Every conference speaker I've know has come out of a conference understanding themselves and what they are thinking about better then before they went in. Its been the same when I've spoken at conferences (which I've stopped doing now) the weeks beforehand gathering up all the threads of an idea or two, weaving it all together for a single point in time.

These brilliant minds, which often run along and beyond the bleeding edge need to be made to focus to raise them to the next level so we can all benefit.

We supplicate ourselves before our idols, allowing them to consume our energy and brain to evolve themselves further. And that is what conferences are for, because otherwise what use are they that we shouldn't have already solved with technology.

* * *

Notes:

1. I use "priests", "he" and "white" here for satirical purposes, because this sadly still reflects the current state of tech conferences.

2. If a conference speaker is pitching the same talk time after time, then there is no point to them because no new thinking is being done. Just simply record the first one and publish it. If the speaker doesn't want to have the talk recorded because they want the ability to keep their knowledge as a limited resource and trot it out time and again, then you know, fuck 'em.

3. Events vs Conference. If we look at a list of conferences as defined by Wikipedia compared to a "Tech Conference" we can see a difference.

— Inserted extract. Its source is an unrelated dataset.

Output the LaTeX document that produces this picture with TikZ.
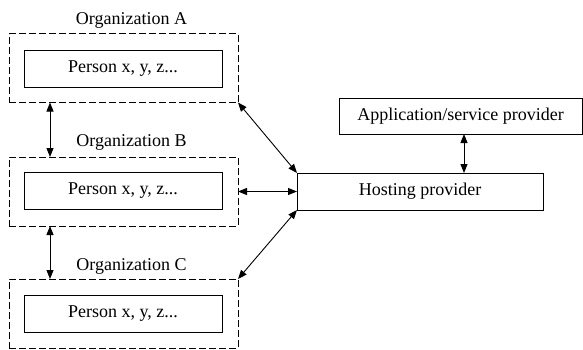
\documentclass[tikz,border=0pt]{standalone}
\usepackage{fontspec}
\setmainfont{Liberation Serif}
\usetikzlibrary{arrows.meta}
\begin{document}
\begin{tikzpicture}[x=1pt,y=-1pt,
  every node/.style={inner sep=0pt,outer sep=0pt,font=\fontsize{18}{20}\selectfont},
  orgbox/.style={draw,line width=0.8pt,dash pattern=on 7pt off 3pt,minimum width=229pt,minimum height=69pt},
  personbox/.style={draw,line width=0.8pt,minimum width=198pt,minimum height=37pt},
  provbox/.style={draw,line width=0.8pt,minimum height=37pt},
  arr/.style={line width=0.9pt,{Triangle[length=9pt,width=7pt]}-{Triangle[length=9pt,width=7pt]}}]
\useasboundingbox (0,0) rectangle (583,349);
\node[orgbox] (orgA) at (123.5,68) {};
\node[personbox] (persA) at (123,68.5) {Person x, y, z...};
\node (labA) at (131.5,20) {Organization A};
\node[orgbox] (orgB) at (123.5,191.5) {};
\node[personbox] (persB) at (123,191) {Person x, y, z...};
\node (labB) at (131.5,142) {Organization B};
\node[orgbox] (orgC) at (123.5,313.5) {};
\node[personbox] (persC) at (123,314) {Person x, y, z...};
\node (labC) at (131.5,266) {Organization C};
\node[provbox,minimum width=246pt] (host) at (420,191.5) {Hosting provider};
\node[provbox,minimum width=243pt,minimum height=36pt] (app) at (460.5,116) {Application/service provider};
\draw[arr] ([xshift=41pt]orgA.south west) -- ([xshift=41pt]orgB.north west);
\draw[arr] ([xshift=41pt]orgB.south west) -- ([xshift=41pt]orgC.north west);
\draw[arr] (orgA.south east) -- (host.north west);
\draw[arr] (orgB.east) -- (host.west);
\draw[arr] (orgC.north east) -- (host.south west);
\draw[arr] ([xshift=3.5pt]app.south) -- ([xshift=44pt]host.north);
\end{tikzpicture}
\end{document}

Here are some examples "Academic conference, in science and academic, a formal event where researchers present results, workshops, and other activities." (tech conferences with presented results are good)... "Peace conference, a diplomatic meeting to end conflict."... "Business conference, organised to discuss business-related matters". In fact here's the general definition "A conference is a meeting of people who "confer" about a topic.". While a tech conference is often people standing at the front not conferring at all.

4. I am available to speak at your conference on the subject of why your conference shouldn't exist, please speak to my agent.